You don’t have to go so far as to take up another art to gain significantly from cross training. I’ve learned loads from getting thrown around by my friend Chuck (yes, that’s really his name). Chuck does an interesting style of jujutsu, and he was happy to test all of my assumptions and preconceptions. I would say brilliant things like “You can’t do that.” and Chuck would promptly do it to me. I’ve been rolled, pinned, mashed and chucked all around the dojo, learning the whole time. I haven’t taken up studying Chuck’s style of jujutsu, but I’ve learned loads from playing with him.

Just doing something outside your specialty can open your eyes and clear out myths. Kim Taylor used to host the best cross-training event I’ve ever been to.  He invited all sorts of senior teachers from various koryu to Guelph, and we’d each teach a 2 hour introduction to some aspect of our art. Then we’d go try everyone else’s stuff. In one weekend I got to do jujutsu and naginata, a couple of styles of iai, maybe some jutte or spear, and a little kyudo. Afterwards we’d all go out for dinner and quiz each other about everything we’d seen and try to get answers to some of the million or so questions that leapt into our minds while we were trying all of this new stuff.  I saw experienced aikidoka go from thinking they knew something about swords to deciding that they really needed to take up a sword art. I saw sword people conclude that some of those “dinky” weapons weren’t so silly after all. Lots of people from all sorts of arts developed an interest in jodo.  A particularly thick-skulled judoka who was sure he’d seen pretty much all there was to see in Japan got schooled in just how limited his experience really was. For three days we’d train and ask questions and then train and ask questions some more. No claims of superiority, just loads of honest curiosity and a willingness to have all of our assumptions and preconceptions shattered.

I believe cross training is critical to fully developing your understanding of budo. If you only do one thing, that’s fine. If you only know about one thing though, that’s not. Get out of the safe zone of your dojo and go play with folks who do something different.
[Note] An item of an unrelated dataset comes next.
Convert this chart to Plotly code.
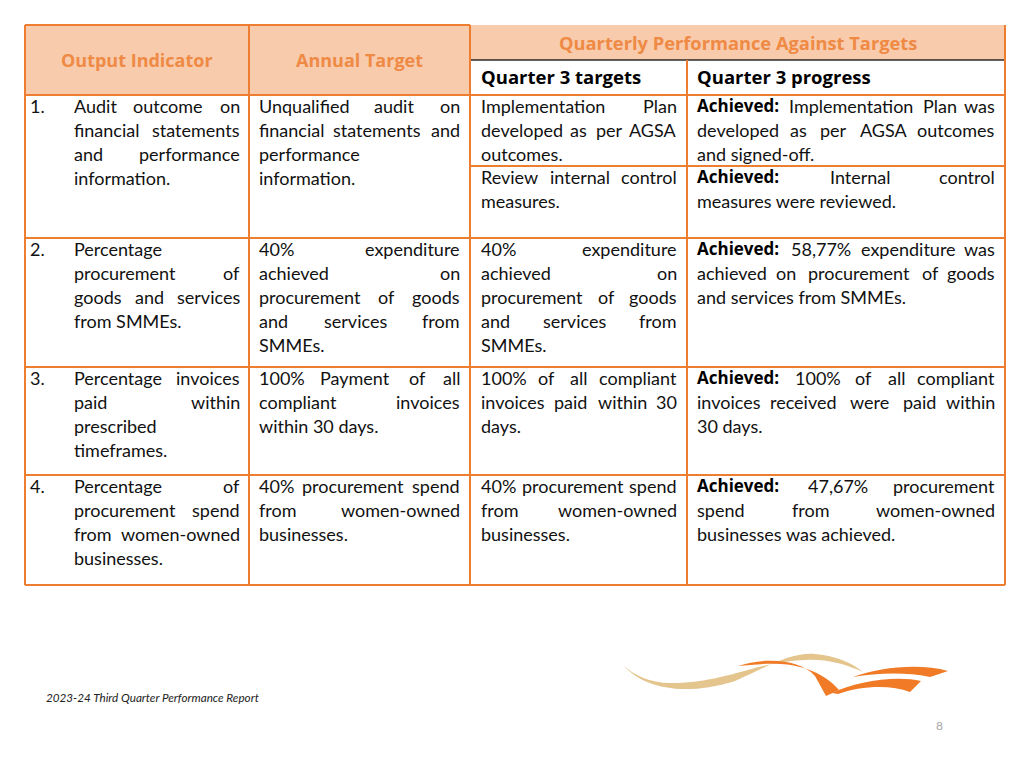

We all look great at home where everyone moves and reacts the way we assume they should. What happens when people don’t move and react as we expect? Does our art fail us, or do we fail our art? If we don’t get out and challenge our own assumptions by cross training from time to time, we fail our art.
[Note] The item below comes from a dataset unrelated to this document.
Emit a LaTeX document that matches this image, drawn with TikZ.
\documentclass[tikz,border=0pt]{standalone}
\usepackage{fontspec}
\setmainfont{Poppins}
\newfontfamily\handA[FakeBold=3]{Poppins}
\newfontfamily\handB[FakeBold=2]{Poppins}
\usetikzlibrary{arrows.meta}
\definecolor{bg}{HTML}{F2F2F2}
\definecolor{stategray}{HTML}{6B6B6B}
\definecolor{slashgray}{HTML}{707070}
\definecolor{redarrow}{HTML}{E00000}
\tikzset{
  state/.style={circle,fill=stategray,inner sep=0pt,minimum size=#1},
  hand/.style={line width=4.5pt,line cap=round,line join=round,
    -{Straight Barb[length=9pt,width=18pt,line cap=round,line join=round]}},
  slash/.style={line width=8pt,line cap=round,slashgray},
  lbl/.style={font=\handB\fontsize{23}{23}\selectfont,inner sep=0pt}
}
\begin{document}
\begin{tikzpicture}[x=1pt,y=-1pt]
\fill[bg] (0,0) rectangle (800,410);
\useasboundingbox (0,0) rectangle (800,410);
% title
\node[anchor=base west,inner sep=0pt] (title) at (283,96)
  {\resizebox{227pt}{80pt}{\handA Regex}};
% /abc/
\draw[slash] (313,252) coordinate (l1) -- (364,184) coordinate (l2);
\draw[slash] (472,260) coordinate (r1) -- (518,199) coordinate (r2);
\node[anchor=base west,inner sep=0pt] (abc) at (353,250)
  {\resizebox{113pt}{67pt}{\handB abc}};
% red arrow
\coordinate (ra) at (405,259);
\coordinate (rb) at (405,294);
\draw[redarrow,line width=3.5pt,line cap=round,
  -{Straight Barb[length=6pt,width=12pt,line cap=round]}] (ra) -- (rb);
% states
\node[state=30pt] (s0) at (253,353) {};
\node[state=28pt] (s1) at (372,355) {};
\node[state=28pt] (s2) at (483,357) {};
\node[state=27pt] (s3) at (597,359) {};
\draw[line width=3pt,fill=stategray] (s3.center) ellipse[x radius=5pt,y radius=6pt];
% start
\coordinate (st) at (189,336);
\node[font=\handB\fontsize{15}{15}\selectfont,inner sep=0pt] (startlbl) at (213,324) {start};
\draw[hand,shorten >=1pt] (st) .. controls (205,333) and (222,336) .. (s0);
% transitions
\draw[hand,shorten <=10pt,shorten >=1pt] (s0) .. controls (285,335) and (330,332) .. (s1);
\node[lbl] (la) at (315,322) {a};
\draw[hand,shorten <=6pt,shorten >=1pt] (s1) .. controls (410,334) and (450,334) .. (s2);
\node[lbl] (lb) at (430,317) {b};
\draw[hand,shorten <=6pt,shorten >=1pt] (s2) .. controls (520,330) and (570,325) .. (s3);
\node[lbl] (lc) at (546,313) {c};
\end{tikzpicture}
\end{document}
Having preconceptions and making assumptions about what will work and why is unavoidable as long as we’re human. Not doing anything to challenge those preconceptions and assumptions though is is a sad failure of our duty to our arts and ourselves. It’s especially sad when it’s so easy to find a way to check our thinking. Sign up for an open seminar with a different martial art. If you do empty hand stuff, try a weapons art. If you only do weapons, try an empty hand art. Step out of your safe zone and do something completely different. You may be amazed at what it can teach you about your art.